As we approach the end of the month, TV screens around the world are bracing for the ultimate daytime show finale. In a move hailed as “groundbreaking” by three fans on Twitter, ABC’s ‘The View’ has announced that its grand finale will feature its first-ever silent roundtable discussion. That’s right. After decades of heated debates, it’s time for a mellow departure – or so they hope.
For those who haven’t kept up with ‘The View’ news – yes, both of you – the show’s hosts will refrain from verbal communication for the entirety of the last episode. Instead, they will express their opinions using a series of complex hand gestures and facial expressions, paying homage to the lost art of mime. A bold move for a show that has long thrived on argumentative discourse, or as some may call it, cacophonous banter.
Our inside source at ABC, a perpetually disgruntled coffee intern, shared an exclusive snippet of the rehearsal: “They’re currently arguing about climate change using interpretative dance. It’s definitely an acquired taste.”
This unusual decision has raised a few eyebrows, and a considerable number of questions: Will Joy Behar’s sarcasm translate into mime? Will a rolled eye be equivalent to a sharp retort? Most importantly, will the viewers be provided with a dictionary to decipher this new silent language?
Rumor has it, the ABC execs themselves were initially skeptical of this idea. However, they finally gave in when the producers made an irresistible argument – with zero words, there would be zero chance of a host making a gaffe that would set Twitter on fire.
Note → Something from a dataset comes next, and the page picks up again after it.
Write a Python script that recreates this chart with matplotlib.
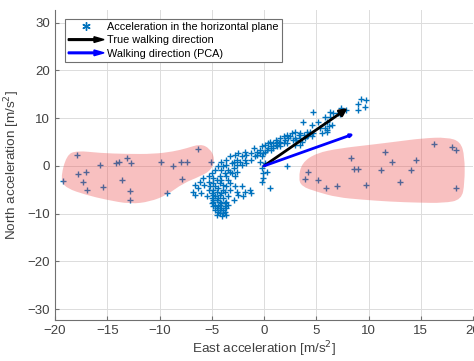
import matplotlib.pyplot as plt
from matplotlib.patches import FancyArrow, PathPatch
from matplotlib.path import Path
from matplotlib.legend_handler import HandlerPatch
from matplotlib.lines import Line2D

plt.rcParams['font.family'] = ['Liberation Sans', 'DejaVu Sans']

# horizontal acceleration samples (east, north) in m/s^2
east = [4.7, 6.3, 6.6, 7.1, 5.8, 6.3, 3.7, 5.2, 6.0, 4.6, 6.5, 6.2, 5.4, 5.8, 6.0,
        3.0, 4.1, 4.4, 6.0, 2.7, 3.4, 4.7, 5.5, 2.2, 3.3, 3.8, 4.2, 1.9, 2.5, 4.1,
        4.6, 1.5, 2.3, 3.0, 3.4, 3.9, 1.1, 2.0, 2.8, 3.1, 0.6, 1.2, 1.5, 3.6, 0.4,
        0.9, 1.4, 1.9, 2.2, 0.1, 1.1, 3.0, 3.4, -0.2, 0.7, 1.2, 1.5, -1.0, 0.4, 0.9,
        -0.4, 0.3, 0.7, -1.8, -0.7, 0.1, -2.5, -1.2, -0.4, -0.1, -2.8, -1.7, -0.7,
        -3.3, -2.1, -0.9, -0.2, -3.6, -2.6, -1.8, -1.2, -4.1, -2.9, -2.3, -0.4,
        -3.1, -1.7, 0.1, -3.6, -2.6, -2.1, -4.4, -3.9, 2.2, -2.9, -0.2, -4.7, -4.1,
        -3.4, -3.3, -2.6, 0.3, -5.0, -3.7, -3.1, -0.1, -5.3, -4.2, -3.6, -2.8,
        -5.8, -4.9, -0.1, -4.5, -4.1, -3.4, -6.1, -5.3, -0.2, -4.9, -4.2, -3.3,
        -6.6, -5.7, -3.9, -5.2, -4.7, -3.6, -2.8, -2.1, -6.3, -4.4, 0.6, -5.3,
        -4.9, -3.9, -3.3, -1.3, -6.8, -4.5, -3.7, -2.6, -1.8, -6.0, -5.0, -4.1,
        -1.2, -6.6, -4.9, -4.2, -2.5, -5.5, -4.7, -3.4, -2.0, -5.0, -4.4, -3.9,
        -4.9, -4.5, -2.9, -4.9, -4.2, -3.6, -5.0, -4.1, -3.7, -4.7, -4.2, -3.4,
        -4.9, -4.4, -3.7, -4.5, -4.1, -3.6, -4.7, -4.2, -3.9, -4.4, -3.7, -4.2,
        -3.9, -4.5, -4.0, -3.6, 9.3, 9.8, 9.0, 9.7, 9.0, 7.8, 7.4, 7.3]
north = [11.4, 11.4, 11.0, 11.0, 10.3, 10.3, 9.3, 9.3, 9.3, 8.6, 8.6, 8.3, 7.9, 7.9, 7.6,
         7.2, 7.2, 7.2, 7.0, 6.9, 6.9, 6.9, 6.9, 6.5, 6.5, 6.5, 6.5, 6.2, 6.2, 6.2,
         6.2, 5.8, 5.8, 5.8, 5.8, 5.8, 5.5, 5.5, 5.5, 5.5, 5.1, 5.1, 5.1, 5.1, 4.8,
         4.8, 4.8, 4.8, 4.8, 4.4, 4.4, 4.4, 4.4, 4.1, 4.1, 4.1, 4.1, 3.7, 3.7, 3.7,
         3.4, 3.4, 3.4, 3.0, 3.0, 3.0, 2.7, 2.7, 2.7, 2.7, 2.3, 2.3, 2.3,
         2.0, 2.0, 2.0, 2.0, 1.3, 1.3, 1.3, 1.3, 0.9, 0.9, 0.9, 0.9,
         0.6, 0.6, 0.6, 0.2, 0.2, 0.2, -0.1, -0.1, -0.1, -0.5, -0.5, -0.8, -0.8,
         -0.8, -1.2, -1.2, -1.2, -1.5, -1.5, -1.5, -1.5, -2.2, -2.2, -2.2, -2.2,
         -2.6, -2.6, -2.6, -2.9, -2.9, -2.9, -3.3, -3.3, -3.3, -3.6, -3.6, -3.6,
         -4.0, -4.0, -4.0, -4.3, -4.3, -4.3, -4.3, -4.3, -4.7, -4.7, -4.7, -5.0,
         -5.0, -5.0, -5.0, -5.0, -5.4, -5.4, -5.4, -5.4, -5.4, -5.7, -5.7, -5.7,
         -5.7, -6.1, -6.1, -6.1, -6.1, -6.4, -6.4, -6.4, -6.4, -6.8, -6.8, -6.8,
         -7.1, -7.1, -7.1, -7.5, -7.5, -7.5, -7.8, -7.8, -7.8, -8.2, -8.2, -8.2,
         -8.5, -8.5, -8.5, -8.9, -8.9, -8.9, -9.2, -9.2, -9.2, -9.6, -9.6, -9.9,
         -9.9, -10.3, -10.5, -10.2, 14.0, 13.8, 12.9, 12.4, 11.7, 11.7, 12.1, 10.9]

# outliers inside the shaded regions
left_east = [-17.9, -19.2, -17.8, -17.0, -17.3, -16.9, -15.7, -15.4, -14.2, -13.9, -13.1, -12.7,
             -13.6, -12.8, -12.8, -9.9, -8.7, -7.9, -7.4, -7.8, -9.3, -6.3, -5.1]
left_north = [2.2, -3.1, -1.7, -1.3, -3.3, -5.0, 0.1, -4.5, 0.6, 0.9, 1.7, 0.6,
              -2.9, -5.2, -7.1, 0.8, 0.0, 0.8, 0.9, -2.8, -5.7, 3.5, 0.8]
right_east = [8.3, 8.6, 9.0, 11.6, 12.2, 11.2, 9.8, 13.0, 14.1, 14.5, 16.3, 18.0, 18.4, 18.4,
              4.2, 3.9, 5.2, 5.9, 7.0]
right_north = [1.7, -0.6, -0.7, 3.0, 0.9, -0.8, -4.0, -3.3, -0.8, 1.2, 4.5, 3.9, 3.4, -4.7,
               -1.3, -2.7, -2.9, -4.7, -4.2]

# walking directions (arrow tips)
true_dir = (8.0, 12.1)
pca_dir = (8.6, 6.7)

# outlines of the shaded regions
left_blob = [(-19.5, -2.9), (-18.9, 2.3), (-17.9, 3.2), (-15.7, 2.7), (-13.1, 2.5), (-10.6, 2.5),
             (-8.7, 3.0), (-7.4, 3.7), (-6.1, 4.6), (-5.2, 3.7), (-4.7, 1.6), (-5.0, -0.8),
             (-6.1, -2.2), (-7.7, -3.6), (-9.3, -6.1), (-10.9, -7.5), (-12.8, -8.0),
             (-15.1, -7.1), (-17.0, -6.1), (-18.9, -4.7)]
right_blob = [(3.3, -2.6), (3.6, 0.6), (5.0, 2.7), (7.3, 3.7), (10.1, 4.4), (12.7, 5.1),
              (15.2, 5.8), (17.5, 6.0), (18.8, 5.1), (19.2, 2.0), (19.2, -3.6), (18.9, -7.1),
              (17.2, -7.8), (14.6, -7.7), (12.1, -7.5), (9.5, -7.1), (7.0, -6.6), (5.0, -5.4),
              (3.6, -4.3)]


def smooth_patch(pts):
    # closed quadratic bezier through midpoints, control points = outline pts
    n = len(pts)
    mid = lambda a, b: ((a[0] + b[0]) / 2, (a[1] + b[1]) / 2)
    verts = [mid(pts[-1], pts[0])]
    codes = [Path.MOVETO]
    for i in range(n):
        verts += [pts[i], mid(pts[i], pts[(i + 1) % n])]
        codes += [Path.CURVE3, Path.CURVE3]
    return PathPatch(Path(verts, codes), facecolor=(0.93, 0.3, 0.3), alpha=0.35,
                     edgecolor='none', zorder=4)


def make_arrow(legend, orig_handle, xdescent, ydescent, width, height, fontsize):
    return FancyArrow(0, height / 2, width, 0, length_includes_head=True, width=height * 0.22,
                      head_width=height * 0.75, head_length=width * 0.28)


fig = plt.figure(figsize=(4.74, 3.61), dpi=100)
ax = fig.add_axes([0.116, 0.1136, 0.882, 0.859])

blue = '#0072BD'
ax.plot(east + left_east + right_east, north + left_north + right_north, '+', color=blue,
        ms=3.8, mew=1.0, zorder=3)

ax.add_patch(smooth_patch(left_blob))
ax.add_patch(smooth_patch(right_blob))

ax.annotate('', xy=true_dir, xytext=(0, 0), zorder=5,
            arrowprops=dict(arrowstyle='-|>', color='k', lw=2, mutation_scale=11,
                            shrinkA=0, shrinkB=0))
ax.annotate('', xy=pca_dir, xytext=(0, 0), zorder=5,
            arrowprops=dict(arrowstyle='-|>', color='#0000FF', lw=2, mutation_scale=4,
                            shrinkA=0, shrinkB=0))

ax.set_xlim(-20, 20)
ax.set_ylim(-32.3, 32.7)
ax.set_xticks(range(-20, 21, 5))
ax.set_yticks(range(-30, 31, 10))
ax.grid(True, color='#dcdcdc', lw=0.7)
ax.set_axisbelow(True)
for s in ['top', 'right']:
    ax.spines[s].set_visible(False)
for s in ['left', 'bottom']:
    ax.spines[s].set_color('#707070')
ax.tick_params(direction='in', length=3, colors='#707070', labelcolor='#404040', labelsize=9.5)

ax.set_xlabel('East acceleration [m/s$^2$]', fontsize=9.7, color='#404040', labelpad=2)
ax.set_ylabel('North acceleration [m/s$^2$]', fontsize=9.7, color='#404040')
ax.yaxis.set_label_coords(-0.079, 0.5)

h_pts = Line2D([], [], ls='none', marker=(6, 2, 0), color=blue, ms=6, mew=1)
h_true = FancyArrow(0, 0, 1, 0, color='k')
h_pca = FancyArrow(0, 0, 1, 0, color='#0000FF')
leg = ax.legend([h_pts, h_true, h_pca],
                ['Acceleration in the horizontal plane', 'True walking direction',
                 'Walking direction (PCA)'],
                handler_map={FancyArrow: HandlerPatch(patch_func=make_arrow)},
                loc='upper left', bbox_to_anchor=(0.024, 0.971), borderaxespad=0,
                fontsize=7.8, fancybox=False, framealpha=1, edgecolor='#707070',
                handlelength=3.3, handletextpad=0.3, labelspacing=0.3, borderpad=0.3)
leg.get_frame().set_linewidth(0.8)

plt.savefig('out.png', dpi=100)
“We’re embracing the future of television,” said a vaguely optimistic network representative. “Who needs words when you have expressions? This way, our co-hosts can simultaneously discuss, disagree, and destress, all without making a sound.”
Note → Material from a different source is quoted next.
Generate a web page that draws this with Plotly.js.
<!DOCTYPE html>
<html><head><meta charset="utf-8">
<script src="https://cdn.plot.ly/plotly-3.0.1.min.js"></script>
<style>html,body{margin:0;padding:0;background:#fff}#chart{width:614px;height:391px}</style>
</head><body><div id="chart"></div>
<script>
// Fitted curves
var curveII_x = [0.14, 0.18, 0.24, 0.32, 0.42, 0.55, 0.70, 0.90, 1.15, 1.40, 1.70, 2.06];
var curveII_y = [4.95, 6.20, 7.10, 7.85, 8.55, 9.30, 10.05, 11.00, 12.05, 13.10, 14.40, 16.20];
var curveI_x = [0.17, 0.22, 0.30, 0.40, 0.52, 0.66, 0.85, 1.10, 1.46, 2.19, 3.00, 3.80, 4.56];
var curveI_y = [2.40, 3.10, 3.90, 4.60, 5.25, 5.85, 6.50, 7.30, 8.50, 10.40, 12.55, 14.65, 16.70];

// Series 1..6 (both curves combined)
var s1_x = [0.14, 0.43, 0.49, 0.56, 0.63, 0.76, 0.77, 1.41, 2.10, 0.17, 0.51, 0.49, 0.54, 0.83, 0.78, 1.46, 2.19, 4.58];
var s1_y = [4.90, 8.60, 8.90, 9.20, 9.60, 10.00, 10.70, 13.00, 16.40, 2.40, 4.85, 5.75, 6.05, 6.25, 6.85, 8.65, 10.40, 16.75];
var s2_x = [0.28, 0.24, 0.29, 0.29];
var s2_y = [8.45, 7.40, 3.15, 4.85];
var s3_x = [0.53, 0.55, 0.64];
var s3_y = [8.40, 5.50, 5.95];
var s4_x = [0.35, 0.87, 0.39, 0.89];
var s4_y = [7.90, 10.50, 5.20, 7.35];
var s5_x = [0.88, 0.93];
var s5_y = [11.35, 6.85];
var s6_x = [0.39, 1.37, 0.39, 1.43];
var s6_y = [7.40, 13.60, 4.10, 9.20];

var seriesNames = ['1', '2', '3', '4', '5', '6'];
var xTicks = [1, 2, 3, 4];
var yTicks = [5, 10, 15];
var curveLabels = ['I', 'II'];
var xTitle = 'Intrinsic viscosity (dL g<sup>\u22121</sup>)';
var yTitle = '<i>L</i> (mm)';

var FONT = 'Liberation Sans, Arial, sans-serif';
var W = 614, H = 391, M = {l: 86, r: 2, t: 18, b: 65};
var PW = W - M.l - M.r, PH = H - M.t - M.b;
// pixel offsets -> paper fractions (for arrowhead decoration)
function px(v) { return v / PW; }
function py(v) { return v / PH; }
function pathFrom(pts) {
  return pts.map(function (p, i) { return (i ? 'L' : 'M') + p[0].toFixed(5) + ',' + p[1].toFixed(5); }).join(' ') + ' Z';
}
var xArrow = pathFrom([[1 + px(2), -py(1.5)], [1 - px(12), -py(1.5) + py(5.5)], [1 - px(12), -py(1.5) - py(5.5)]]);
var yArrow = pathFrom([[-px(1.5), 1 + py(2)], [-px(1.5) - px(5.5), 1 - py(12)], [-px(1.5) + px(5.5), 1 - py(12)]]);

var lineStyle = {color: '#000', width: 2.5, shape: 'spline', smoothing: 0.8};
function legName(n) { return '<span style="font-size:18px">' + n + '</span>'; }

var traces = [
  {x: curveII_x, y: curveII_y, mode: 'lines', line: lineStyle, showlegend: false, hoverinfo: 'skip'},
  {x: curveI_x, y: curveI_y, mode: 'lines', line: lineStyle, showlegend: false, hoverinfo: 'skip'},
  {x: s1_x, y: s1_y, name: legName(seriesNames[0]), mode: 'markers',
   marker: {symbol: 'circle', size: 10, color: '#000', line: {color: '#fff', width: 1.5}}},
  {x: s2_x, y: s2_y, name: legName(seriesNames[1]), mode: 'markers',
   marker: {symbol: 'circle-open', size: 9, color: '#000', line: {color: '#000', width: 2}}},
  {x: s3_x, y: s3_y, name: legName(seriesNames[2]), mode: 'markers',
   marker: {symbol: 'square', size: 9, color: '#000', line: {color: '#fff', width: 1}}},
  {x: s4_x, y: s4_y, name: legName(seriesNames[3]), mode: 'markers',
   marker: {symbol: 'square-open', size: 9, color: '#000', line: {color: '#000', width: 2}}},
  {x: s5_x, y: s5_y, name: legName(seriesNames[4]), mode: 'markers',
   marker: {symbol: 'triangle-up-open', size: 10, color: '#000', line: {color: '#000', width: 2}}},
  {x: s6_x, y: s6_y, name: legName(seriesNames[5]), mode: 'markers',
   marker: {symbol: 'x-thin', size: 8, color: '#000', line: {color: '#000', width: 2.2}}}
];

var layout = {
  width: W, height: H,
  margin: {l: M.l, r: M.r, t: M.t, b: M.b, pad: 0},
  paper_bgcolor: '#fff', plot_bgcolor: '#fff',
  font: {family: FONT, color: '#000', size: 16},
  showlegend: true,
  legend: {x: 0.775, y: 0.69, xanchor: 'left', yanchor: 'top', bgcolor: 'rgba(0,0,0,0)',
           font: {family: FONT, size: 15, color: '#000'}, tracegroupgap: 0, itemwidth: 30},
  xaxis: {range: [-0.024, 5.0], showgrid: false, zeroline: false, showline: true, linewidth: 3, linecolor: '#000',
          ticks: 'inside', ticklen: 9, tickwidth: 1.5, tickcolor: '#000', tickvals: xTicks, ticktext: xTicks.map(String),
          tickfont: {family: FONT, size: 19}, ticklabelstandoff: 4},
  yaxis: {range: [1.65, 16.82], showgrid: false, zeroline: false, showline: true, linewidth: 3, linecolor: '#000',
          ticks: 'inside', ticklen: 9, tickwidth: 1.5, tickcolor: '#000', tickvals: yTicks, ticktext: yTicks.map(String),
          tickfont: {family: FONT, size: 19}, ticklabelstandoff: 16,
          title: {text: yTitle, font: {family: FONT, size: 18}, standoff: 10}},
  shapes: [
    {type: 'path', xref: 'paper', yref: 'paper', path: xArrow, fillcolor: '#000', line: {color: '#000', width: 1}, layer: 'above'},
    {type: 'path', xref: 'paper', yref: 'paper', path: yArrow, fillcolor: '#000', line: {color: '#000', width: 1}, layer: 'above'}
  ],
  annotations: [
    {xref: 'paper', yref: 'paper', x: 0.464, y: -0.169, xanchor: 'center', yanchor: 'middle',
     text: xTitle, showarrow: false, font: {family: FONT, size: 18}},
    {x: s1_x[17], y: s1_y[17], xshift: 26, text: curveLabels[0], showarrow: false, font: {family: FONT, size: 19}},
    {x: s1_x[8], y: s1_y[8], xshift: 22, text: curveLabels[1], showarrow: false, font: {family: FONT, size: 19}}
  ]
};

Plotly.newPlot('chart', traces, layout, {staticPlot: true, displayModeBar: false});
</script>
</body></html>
Despite the optimism, there’s no doubt that the co-hosts have a challenging task ahead of them. After years of crafting powerful arguments, they now must turn to their facial muscles and hand movements to express their views. On the bright side, they no longer have to wait their turn to speak, so we can expect a lively (if silent) round of overlapping mime debates.
From the viewers’ perspective, this might turn out to be the most peaceful episode of ‘The View’ ever aired. Imagine, a whole hour of television where you can’t be shouted at through the screen. You may not understand a single thing being ‘said,’ but at least your eardrums will thank you.
We hope this experiment works out, and that the co-hosts can successfully create an engaging dialogue without uttering a word. If not, we may just bear witness to the first-ever silent train wreck on daytime television. Either way, it will certainly be an episode to remember – or mime about in years to come.